If he's way gay, you may have a problem. Because some (ostensibly) straight actors think it's funny to play incredibly over-the-top screaming queens. Remember Anthony Clark in The Rock? Shawn Wayans in Scary Movie and its sequel? Jason Alexander in Love! Valour! Compassion! This severely limits the professional options for actually gay actors who hover around the "fey" range of the homosexual spectrum (or HomoSpectrum, if you will). When a director is looking for verisimilitude in the casting of his effeminate supporting character, Michael Jeter is probably at the top of his list.

Michael Jeter plays good, old-fashioned sissies. He's short, and slight. He has a high-pitched voice. He throws like a girl. Because he's not only gay but also Southern, he tends to play folksy weirdos with names like Herman and Carson and Earl and Quincy and Sticks Varona and Toto and Dibble and Avron and Uncle Jude and L. Ron Bumquist and The Chicken Man. He works best in an ensemble cast where his slight stature sets him apart from the crowd. You know, in The Green Mile he's the little bitty convict. In The Boys Next Door, he's the little bitty mentally challenged group home resident. In Sister Act 2, he's the little bitty priest.

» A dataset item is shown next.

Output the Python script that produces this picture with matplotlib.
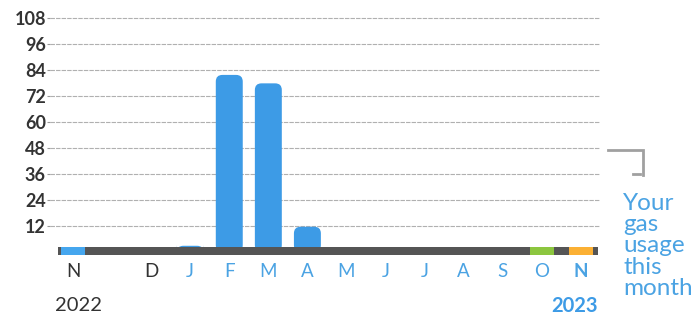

Though some will invoke the Baranski clause and claim that his Best Supporting Actor Emmy (for his role on Evening Shade) disqualifies him as a HITG! candidate. But...seriously? Who watched Evening Shade? It's not even his most memorable role; in this commentator's opinion, that would be "Homeless Cabaret Singer" in The Fisher King. Jeter appears in semi-drag -- in an ill-fitting sequined cocktail dress, but with his usual big, bushy red moustache -- and serenades Amanda Plummer with a spirited rendition of "Everything's Coming Up Videos." (And if you've seen the movie, I apologize, because now that song's going to be lodged in your head all day. "If you like porno, we're your connection, and everything's coming up videos! Everything's coming up videos!") Sure, a straight, burly actor could play the role. But it wouldn't be the same. In his few scenes in The Fisher King, Jeter demonstrates precisely what a ninety-eight-pound sissy in Hollywood does best: yodel like Ethel Merman. God bless him.